═════ Provided information ═════

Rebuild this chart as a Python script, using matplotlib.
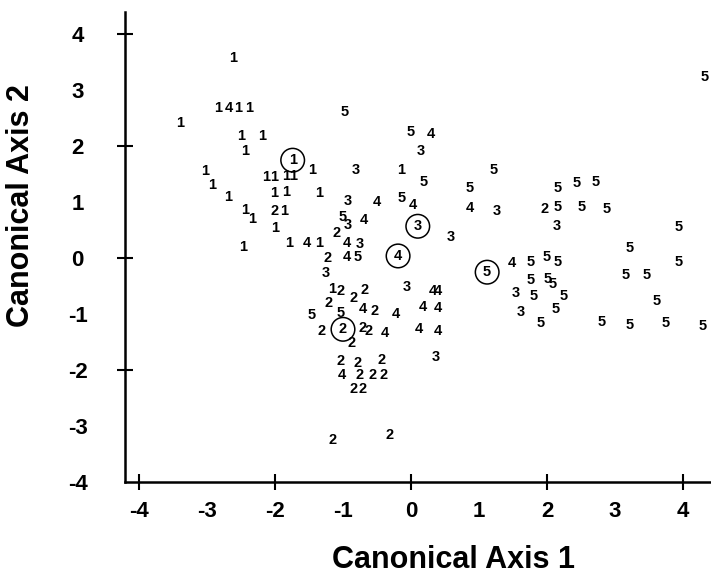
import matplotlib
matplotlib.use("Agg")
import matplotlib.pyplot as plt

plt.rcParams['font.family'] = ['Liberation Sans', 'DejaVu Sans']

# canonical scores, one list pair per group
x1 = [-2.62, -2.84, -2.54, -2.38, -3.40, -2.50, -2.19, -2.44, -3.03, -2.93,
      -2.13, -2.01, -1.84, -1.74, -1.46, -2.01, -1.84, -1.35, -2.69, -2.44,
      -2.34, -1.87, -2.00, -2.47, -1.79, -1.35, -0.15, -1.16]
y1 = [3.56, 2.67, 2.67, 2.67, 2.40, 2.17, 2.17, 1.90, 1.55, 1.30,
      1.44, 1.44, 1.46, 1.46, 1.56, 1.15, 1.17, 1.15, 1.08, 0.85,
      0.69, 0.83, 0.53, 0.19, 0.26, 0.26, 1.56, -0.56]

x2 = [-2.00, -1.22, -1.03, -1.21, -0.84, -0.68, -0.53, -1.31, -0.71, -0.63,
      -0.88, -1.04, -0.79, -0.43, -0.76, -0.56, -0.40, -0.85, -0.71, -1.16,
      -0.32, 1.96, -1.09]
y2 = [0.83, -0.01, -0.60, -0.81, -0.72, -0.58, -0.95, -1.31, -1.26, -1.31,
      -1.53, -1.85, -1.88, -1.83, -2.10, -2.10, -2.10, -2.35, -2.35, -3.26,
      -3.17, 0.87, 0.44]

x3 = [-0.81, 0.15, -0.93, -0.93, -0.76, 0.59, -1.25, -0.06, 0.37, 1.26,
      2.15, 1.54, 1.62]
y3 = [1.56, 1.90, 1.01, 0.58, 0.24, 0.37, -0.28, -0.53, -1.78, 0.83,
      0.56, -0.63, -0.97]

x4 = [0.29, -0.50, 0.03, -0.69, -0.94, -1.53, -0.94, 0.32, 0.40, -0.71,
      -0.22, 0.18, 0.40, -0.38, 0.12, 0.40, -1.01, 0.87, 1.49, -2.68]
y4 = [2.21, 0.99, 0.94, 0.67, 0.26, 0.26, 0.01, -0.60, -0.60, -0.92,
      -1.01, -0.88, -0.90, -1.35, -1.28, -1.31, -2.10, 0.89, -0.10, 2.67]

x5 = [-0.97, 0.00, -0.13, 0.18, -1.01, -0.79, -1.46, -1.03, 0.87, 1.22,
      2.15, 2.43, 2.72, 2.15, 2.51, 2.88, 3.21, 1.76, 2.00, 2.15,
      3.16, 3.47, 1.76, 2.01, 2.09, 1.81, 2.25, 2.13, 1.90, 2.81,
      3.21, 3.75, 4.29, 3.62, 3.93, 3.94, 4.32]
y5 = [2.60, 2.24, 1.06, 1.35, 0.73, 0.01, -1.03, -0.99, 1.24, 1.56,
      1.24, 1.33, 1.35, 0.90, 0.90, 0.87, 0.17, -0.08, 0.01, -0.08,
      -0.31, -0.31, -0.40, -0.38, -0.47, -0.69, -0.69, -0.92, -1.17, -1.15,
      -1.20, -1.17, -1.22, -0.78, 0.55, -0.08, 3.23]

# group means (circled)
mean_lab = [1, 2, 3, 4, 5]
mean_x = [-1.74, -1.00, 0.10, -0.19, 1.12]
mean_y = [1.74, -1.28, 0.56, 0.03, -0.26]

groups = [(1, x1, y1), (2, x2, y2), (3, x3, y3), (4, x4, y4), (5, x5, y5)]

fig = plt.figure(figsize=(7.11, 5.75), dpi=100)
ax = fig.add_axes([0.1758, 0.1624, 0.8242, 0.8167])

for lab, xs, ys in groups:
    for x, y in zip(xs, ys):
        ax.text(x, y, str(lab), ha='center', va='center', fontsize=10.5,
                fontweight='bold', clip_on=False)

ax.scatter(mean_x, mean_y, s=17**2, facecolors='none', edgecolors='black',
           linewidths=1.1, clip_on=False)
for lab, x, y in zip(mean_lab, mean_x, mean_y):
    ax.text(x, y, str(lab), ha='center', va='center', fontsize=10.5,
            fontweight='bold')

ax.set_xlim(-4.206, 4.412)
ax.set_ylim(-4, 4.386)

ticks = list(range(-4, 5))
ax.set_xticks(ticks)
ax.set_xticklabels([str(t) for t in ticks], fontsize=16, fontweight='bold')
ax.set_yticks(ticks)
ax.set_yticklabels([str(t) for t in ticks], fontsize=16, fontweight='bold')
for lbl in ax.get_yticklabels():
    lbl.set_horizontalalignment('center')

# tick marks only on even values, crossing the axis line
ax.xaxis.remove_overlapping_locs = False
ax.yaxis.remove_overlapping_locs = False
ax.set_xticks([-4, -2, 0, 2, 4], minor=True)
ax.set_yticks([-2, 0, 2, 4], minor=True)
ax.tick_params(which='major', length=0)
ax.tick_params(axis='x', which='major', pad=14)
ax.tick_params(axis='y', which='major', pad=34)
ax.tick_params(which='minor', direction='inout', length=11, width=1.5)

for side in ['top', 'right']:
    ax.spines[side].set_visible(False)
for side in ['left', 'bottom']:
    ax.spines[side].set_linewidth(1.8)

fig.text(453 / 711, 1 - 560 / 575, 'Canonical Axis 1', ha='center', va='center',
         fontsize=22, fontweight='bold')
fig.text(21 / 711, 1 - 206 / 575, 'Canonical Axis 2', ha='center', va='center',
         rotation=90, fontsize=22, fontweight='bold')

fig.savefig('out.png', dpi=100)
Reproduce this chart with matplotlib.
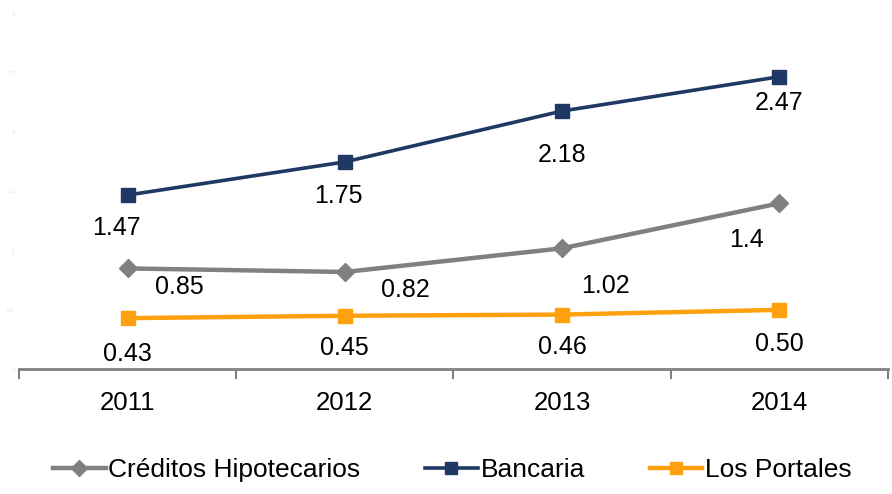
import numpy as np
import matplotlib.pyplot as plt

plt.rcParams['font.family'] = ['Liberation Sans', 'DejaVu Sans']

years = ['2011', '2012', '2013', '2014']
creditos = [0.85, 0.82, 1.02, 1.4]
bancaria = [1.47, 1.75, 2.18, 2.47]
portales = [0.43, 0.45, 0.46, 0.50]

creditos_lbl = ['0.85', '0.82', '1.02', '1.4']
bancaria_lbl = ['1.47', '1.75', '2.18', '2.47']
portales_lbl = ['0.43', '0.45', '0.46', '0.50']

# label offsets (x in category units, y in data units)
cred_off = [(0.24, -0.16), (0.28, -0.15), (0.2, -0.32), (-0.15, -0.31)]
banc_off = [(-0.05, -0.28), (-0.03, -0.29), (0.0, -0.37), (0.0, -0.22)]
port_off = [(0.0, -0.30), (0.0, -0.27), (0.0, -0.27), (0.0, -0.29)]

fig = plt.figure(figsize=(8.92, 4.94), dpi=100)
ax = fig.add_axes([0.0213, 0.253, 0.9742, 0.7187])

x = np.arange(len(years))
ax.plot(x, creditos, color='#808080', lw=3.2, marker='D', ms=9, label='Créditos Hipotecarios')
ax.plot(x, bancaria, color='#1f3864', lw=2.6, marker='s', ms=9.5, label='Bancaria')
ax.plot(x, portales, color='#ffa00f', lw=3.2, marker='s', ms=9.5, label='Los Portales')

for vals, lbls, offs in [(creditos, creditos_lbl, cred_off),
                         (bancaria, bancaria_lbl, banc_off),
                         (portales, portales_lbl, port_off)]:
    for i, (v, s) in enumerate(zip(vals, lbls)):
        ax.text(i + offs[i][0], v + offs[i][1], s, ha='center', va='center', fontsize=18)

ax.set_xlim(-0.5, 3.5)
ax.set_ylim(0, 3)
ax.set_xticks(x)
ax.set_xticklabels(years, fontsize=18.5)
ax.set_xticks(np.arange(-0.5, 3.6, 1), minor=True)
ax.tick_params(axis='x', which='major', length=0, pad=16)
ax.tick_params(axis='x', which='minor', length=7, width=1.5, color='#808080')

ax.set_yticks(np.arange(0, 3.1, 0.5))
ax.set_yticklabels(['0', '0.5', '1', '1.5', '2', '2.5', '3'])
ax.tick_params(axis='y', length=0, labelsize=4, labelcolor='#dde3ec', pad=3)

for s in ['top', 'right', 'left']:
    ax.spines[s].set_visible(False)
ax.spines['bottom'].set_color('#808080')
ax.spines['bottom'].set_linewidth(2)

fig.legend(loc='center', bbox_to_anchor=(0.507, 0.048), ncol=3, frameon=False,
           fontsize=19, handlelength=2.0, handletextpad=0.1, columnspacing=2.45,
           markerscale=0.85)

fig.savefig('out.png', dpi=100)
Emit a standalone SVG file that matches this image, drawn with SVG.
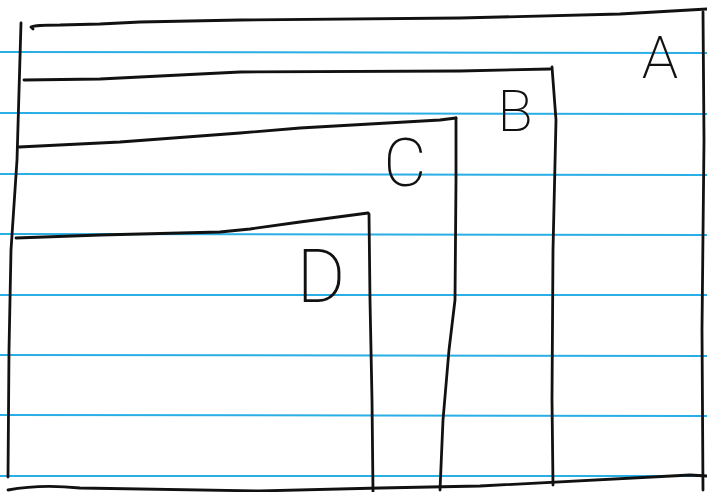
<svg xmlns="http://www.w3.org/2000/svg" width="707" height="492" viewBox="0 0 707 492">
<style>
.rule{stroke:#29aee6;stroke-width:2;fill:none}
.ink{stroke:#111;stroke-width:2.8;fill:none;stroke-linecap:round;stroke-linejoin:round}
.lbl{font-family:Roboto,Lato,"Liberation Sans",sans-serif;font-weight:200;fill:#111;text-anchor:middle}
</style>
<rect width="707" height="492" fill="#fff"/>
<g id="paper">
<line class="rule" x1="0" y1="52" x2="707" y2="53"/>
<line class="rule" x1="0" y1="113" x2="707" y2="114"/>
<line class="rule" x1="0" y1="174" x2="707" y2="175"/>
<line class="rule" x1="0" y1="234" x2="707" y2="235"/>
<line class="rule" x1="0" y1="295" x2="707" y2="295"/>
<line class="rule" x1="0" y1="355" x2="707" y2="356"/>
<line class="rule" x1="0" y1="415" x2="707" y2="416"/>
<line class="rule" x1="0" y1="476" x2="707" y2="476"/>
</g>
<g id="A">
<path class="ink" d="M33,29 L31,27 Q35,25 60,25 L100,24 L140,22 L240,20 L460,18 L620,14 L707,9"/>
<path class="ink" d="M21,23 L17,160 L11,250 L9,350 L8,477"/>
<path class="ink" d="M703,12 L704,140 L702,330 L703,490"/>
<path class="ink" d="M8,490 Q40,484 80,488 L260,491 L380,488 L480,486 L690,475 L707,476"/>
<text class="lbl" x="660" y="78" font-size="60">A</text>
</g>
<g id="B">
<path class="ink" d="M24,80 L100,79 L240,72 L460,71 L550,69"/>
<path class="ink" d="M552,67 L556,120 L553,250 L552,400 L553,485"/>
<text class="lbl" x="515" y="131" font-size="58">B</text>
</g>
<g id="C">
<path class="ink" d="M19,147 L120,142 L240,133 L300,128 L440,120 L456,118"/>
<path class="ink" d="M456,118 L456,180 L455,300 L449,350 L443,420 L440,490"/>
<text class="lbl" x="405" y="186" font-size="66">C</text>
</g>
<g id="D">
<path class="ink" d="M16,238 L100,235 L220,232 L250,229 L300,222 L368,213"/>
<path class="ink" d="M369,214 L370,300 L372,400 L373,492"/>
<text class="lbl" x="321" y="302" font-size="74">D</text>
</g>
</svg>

═════

What to do:
Repeat the listing above up to and including the line with "0.69, 0.83, 0.53, 0.19, 0.26, 0.26, 1.56, -0.56]", starting from its first line. Drop any pictures.

Answer in full:
Rebuild this chart as a Python script, using matplotlib.
import matplotlib
matplotlib.use("Agg")
import matplotlib.pyplot as plt

plt.rcParams['font.family'] = ['Liberation Sans', 'DejaVu Sans']

# canonical scores, one list pair per group
x1 = [-2.62, -2.84, -2.54, -2.38, -3.40, -2.50, -2.19, -2.44, -3.03, -2.93,
      -2.13, -2.01, -1.84, -1.74, -1.46, -2.01, -1.84, -1.35, -2.69, -2.44,
      -2.34, -1.87, -2.00, -2.47, -1.79, -1.35, -0.15, -1.16]
y1 = [3.56, 2.67, 2.67, 2.67, 2.40, 2.17, 2.17, 1.90, 1.55, 1.30,
      1.44, 1.44, 1.46, 1.46, 1.56, 1.15, 1.17, 1.15, 1.08, 0.85,
      0.69, 0.83, 0.53, 0.19, 0.26, 0.26, 1.56, -0.56]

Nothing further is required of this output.